His embrace was transcendent. His musicality was off the charts. There was something mysterious about it—because it wasn’t academic. You don’t learn this in workshops. You can’t. It simply was, because he was—shaped by what he loved, what he suffered, what intrigued his formidable intellect, and what moved his soul.
I remember Elina Roldán in Toronto—one of the great porteña milongueras—standing there, clearly wanting to dance with him, while Dragos looked in the other direction, convinced she couldn’t possibly mean him. Until she fixed him with a look and said, “Get off your butt and dance, dammit!”

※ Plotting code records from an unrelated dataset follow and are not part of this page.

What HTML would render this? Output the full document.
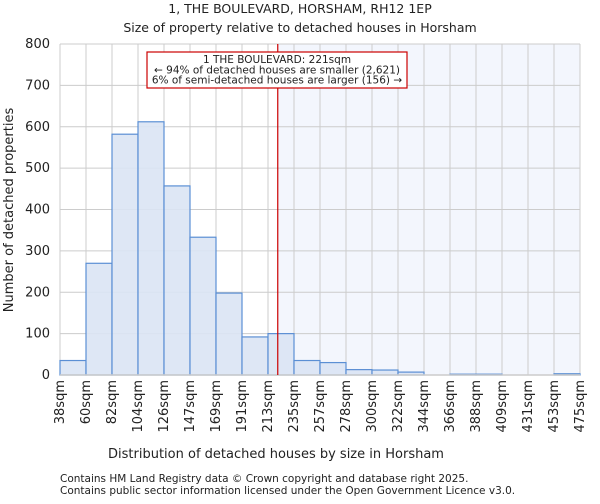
<!DOCTYPE html>
<html><head><meta charset="utf-8"><style>
body{margin:0;background:#fff;font-family:"DejaVu Sans","Liberation Sans",sans-serif;}
text{font-family:"DejaVu Sans","Liberation Sans",sans-serif;fill:#222;}
</style></head><body>
<svg id="chart" width="600" height="500" viewBox="0 0 600 500">
<text x="300" y="13" font-size="12.5" text-anchor="middle">1, THE BOULEVARD, HORSHAM, RH12 1EP</text>
<text x="300" y="32" font-size="12.5" text-anchor="middle">Size of property relative to detached houses in Horsham</text>
<g id="plot"></g>
<text x="276" y="458" font-size="13" text-anchor="middle">Distribution of detached houses by size in Horsham</text>
<text transform="translate(13,210) rotate(-90)" font-size="13" text-anchor="middle">Number of detached properties</text>
<text x="60" y="482" font-size="10.5">Contains HM Land Registry data © Crown copyright and database right 2025.</text>
<text x="60" y="494" font-size="10.5">Contains public sector information licensed under the Open Government Licence v3.0.</text>
</svg>
<script>
const tickLabels=["38sqm","60sqm","82sqm","104sqm","126sqm","147sqm","169sqm","191sqm","213sqm","235sqm","257sqm","278sqm","300sqm","322sqm","344sqm","366sqm","388sqm","409sqm","431sqm","453sqm","475sqm"];
const counts=[35,270,582,612,457,333,198,92,100,35,30,13,12,7,0,2,2,0,0,3];
const yTicks=[0,100,200,300,400,500,600,700,800];
const binStart=38, binWidth=21.85, markerValue=221;
const L=60,R=580,T=44,B=375,yMax=800;
const n=counts.length, bw=(R-L)/n;
const xs=v=>L+(v-binStart)/binWidth*bw;
const ys=v=>B-v/yMax*(B-T);
const NS="http://www.w3.org/2000/svg";
const g=document.getElementById('plot');
function mk(t,a){const e=document.createElementNS(NS,t);for(const k in a)e.setAttribute(k,a[k]);g.appendChild(e);return e;}
const mx=xs(markerValue);
let e=mk('rect',{x:mx,y:T,width:R-mx,height:B-T,fill:'#f3f6fd'});


yTicks.forEach(v=>{
 let l=mk('line',{x1:L,x2:R,y1:ys(v),y2:ys(v),stroke:'#ccc','stroke-width':1});
 
 
 let t=mk('text',{x:L-10,y:ys(v)+4,'font-size':13,'text-anchor':'end'});t.textContent=v;
 
 
});
tickLabels.forEach((s,i)=>{
 const x=L+i*bw;
 let l=mk('line',{x1:x,x2:x,y1:T,y2:B,stroke:'#ccc','stroke-width':1});
 
 
 let t=mk('text',{transform:`translate(${x+4},380) rotate(-90)`,'font-size':13,'text-anchor':'end'});t.textContent=s;
 
 
});
counts.forEach((c,i)=>{
 if(c<=0)return;
 let r=mk('rect',{x:L+i*bw,y:ys(c),width:bw,height:B-ys(c),fill:'#dae4f4',stroke:'#5b8fd4','stroke-width':1.2,'fill-opacity':0.9});
 
 
});
let ax=mk('line',{x1:L,x2:R,y1:B,y2:B,stroke:'#ccc','stroke-width':1.5});


let ml=mk('line',{x1:mx,x2:mx,y1:T,y2:B,stroke:'#cc0000','stroke-width':1.2});


let box=mk('rect',{x:147,y:52,width:260,height:36,fill:'#fff',stroke:'#cc0000','stroke-width':1.2});


["1 THE BOULEVARD: 221sqm","← 94% of detached houses are smaller (2,621)","6% of semi-detached houses are larger (156) →"].forEach((s,i)=>{
 let t=mk('text',{x:277,y:63+i*10.3,'font-size':10.5,'text-anchor':'middle'});t.textContent=s;
 
 
});
</script>
</body></html>
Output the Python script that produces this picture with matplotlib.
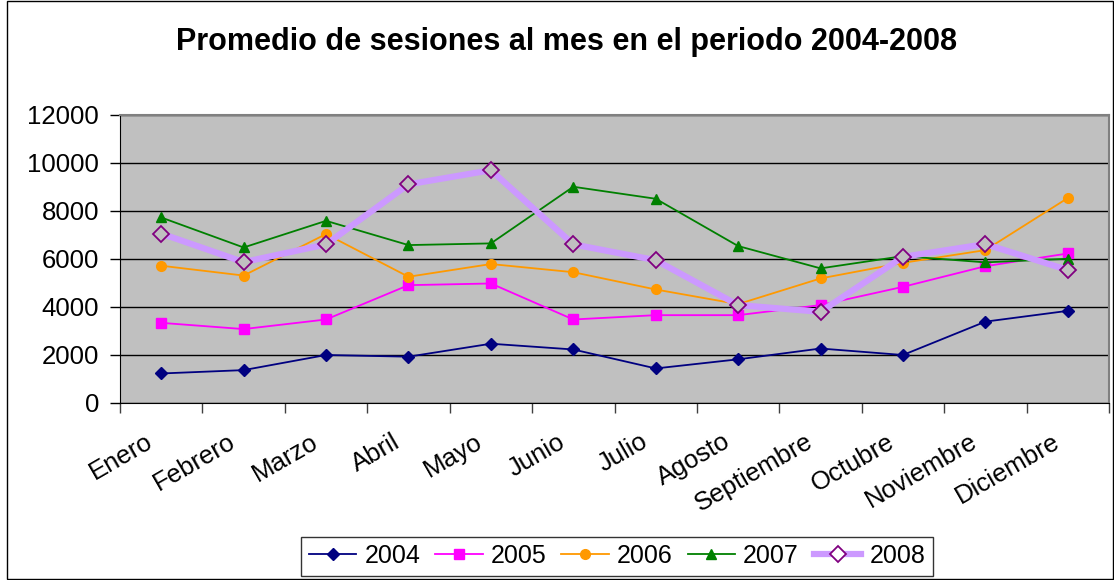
import matplotlib
matplotlib.use("Agg")
import matplotlib.pyplot as plt
from matplotlib.patches import Rectangle
from matplotlib.transforms import ScaledTranslation

# ===== DATA =====
meses = ["Enero", "Febrero", "Marzo", "Abril", "Mayo", "Junio", "Julio",
         "Agosto", "Septiembre", "Octubre", "Noviembre", "Diciembre"]

s2004 = [1230, 1370, 2000, 1930, 2470, 2230, 1440, 1820, 2270, 2000, 3390, 3840]
s2005 = [3340, 3080, 3480, 4910, 4980, 3480, 3660, 3660, 4080, 4840, 5700, 6230]
s2006 = [5720, 5310, 7040, 5260, 5790, 5450, 4730, 4120, 5190, 5840, 6370, 8540]
s2007 = [7730, 6480, 7590, 6580, 6650, 9010, 8510, 6540, 5610, 6120, 5860, 6010]
s2008 = [7060, 5870, 6610, 9110, 9700, 6610, 5950, 4080, 3800, 6090, 6620, 5540]

plt.rcParams["font.family"] = ["Liberation Sans", "DejaVu Sans"]

fig = plt.figure(figsize=(11.14, 5.8), dpi=100)
ax = fig.add_axes([120 / 1114, 1 - 403 / 580, 989 / 1114, 288 / 580])

x = list(range(len(meses)))

ax.plot(x, s2004, color="#000080", lw=1.3, marker="D", ms=6, label="2004", zorder=3)
ax.plot(x, s2005, color="#FF00FF", lw=1.3, marker="s", ms=6.5, label="2005", zorder=3)
ax.plot(x, s2006, color="#FF9900", lw=1.3, marker="o", ms=7, label="2006", zorder=3)
ax.plot(x, s2007, color="#008000", lw=1.3, marker="^", ms=7.5, label="2007", zorder=3)
ax.plot(x, s2008, color="#CC99FF", lw=4.5, marker="D", ms=8.5, mfc="#C0C0C0",
        mec="#800080", mew=1.3, label="2008", zorder=3)

# ===== AXES =====
ax.set_facecolor("#C0C0C0")
ax.set_xlim(-0.5, 11.5)
ax.set_ylim(0, 12000)
ax.set_yticks(range(0, 12001, 2000))
ax.grid(axis="y", color="black", lw=1)
ax.set_axisbelow(True)

ax.set_xticks([i - 0.5 for i in range(13)])
ax.set_xticklabels([])
ax.set_xticks(x, minor=True)
ax.set_xticklabels(meses, minor=True, rotation=30, ha="right", va="top",
                   fontsize=18.5)
ax.tick_params(axis="x", which="minor", length=0, pad=19)
ax.tick_params(axis="x", which="major", direction="out", length=7, width=1, color="#404040")
ax.tick_params(axis="y", direction="out", length=7, width=1, labelsize=18.5, pad=8)

shift = ScaledTranslation(-4 / 100, 0, fig.dpi_scale_trans)
for lbl in ax.get_xticklabels(minor=True):
    lbl.set_transform(lbl.get_transform() + shift)

for side in ["top", "right"]:
    ax.spines[side].set_color("#808080")
    ax.spines[side].set_linewidth(1.5)
ax.spines["left"].set_color("black")
ax.spines["bottom"].set_color("black")

# ===== TITLE =====
fig.text(567 / 1114, 1 - 42 / 580, "Promedio de sesiones al mes en el periodo 2004-2008",
         ha="center", va="center", fontsize=22, fontweight="bold")

# ===== LEGEND =====
leg = ax.legend(loc="center", bbox_to_anchor=(617 / 1114, 1 - 556 / 580),
                bbox_transform=fig.transFigure, ncol=5, fontsize=18,
                frameon=True, fancybox=False, edgecolor="black",
                handlelength=1.9, columnspacing=0.6, handletextpad=0.32,
                borderpad=0.3)
leg.get_frame().set_linewidth(1)
leg.get_lines()[4].set_markerfacecolor("white")

# outer border
fig.patches.append(Rectangle((7 / 1114, 0.002), 1 - 8 / 1114, 0.996,
                             transform=fig.transFigure, fill=False,
                             edgecolor="black", lw=1))

plt.savefig("out.png", dpi=100)
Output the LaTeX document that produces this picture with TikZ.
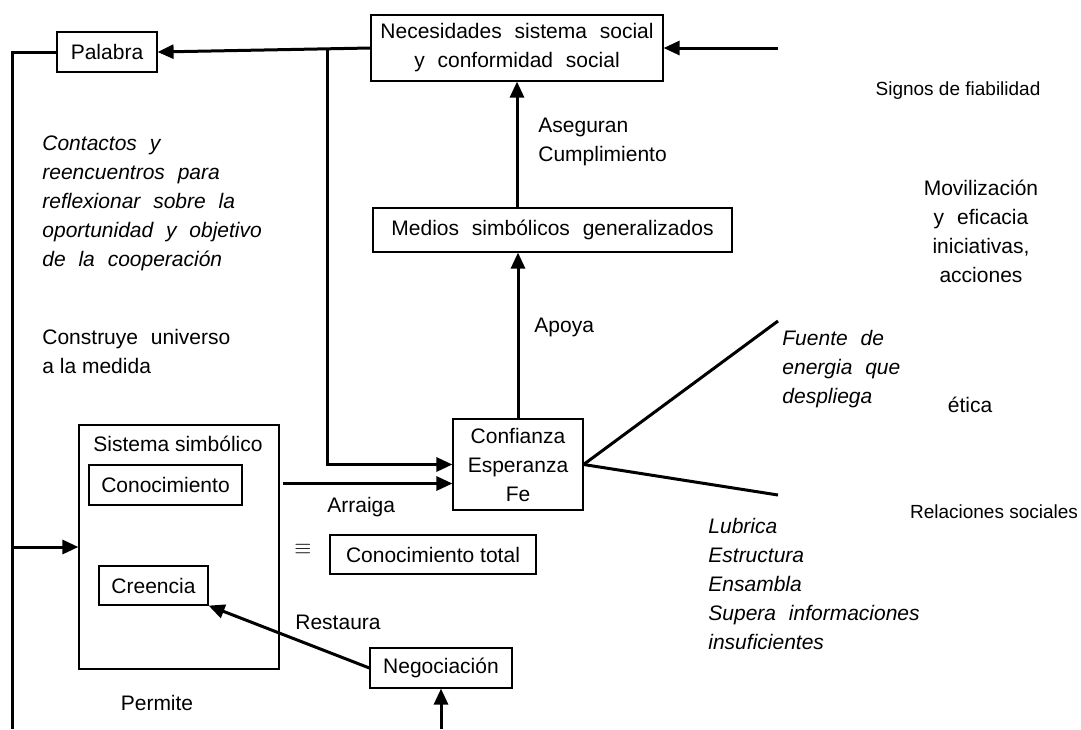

I remember him buying too many musical instruments for no apparent reason, naming his electric guitar “Marilyn,” and disappearing into the washroom whenever anyone threatened him with a birthday dance.
He lent me impossibly dense David Foster Wallace—on tennis, on cruises—and expected a book report. He told strange, half-believable stories about studying architecture in something like a commune in Chile, and sneaking off to dance tango instead.
He claimed he had once been a young blond hockey player—something almost impossible to reconcile with the immaculate milonguero in a suit, silver-haired and self-contained.
And there was the story—true or not, but true to him—of the Argentinian girl he loved. She taught him to dance. Her father, a general, disapproved. He didn’t get the girl. But he got the tango.
I will miss you terribly, Dragos.
I hope you are still dancing—somewhere—in that great milonga in the sky.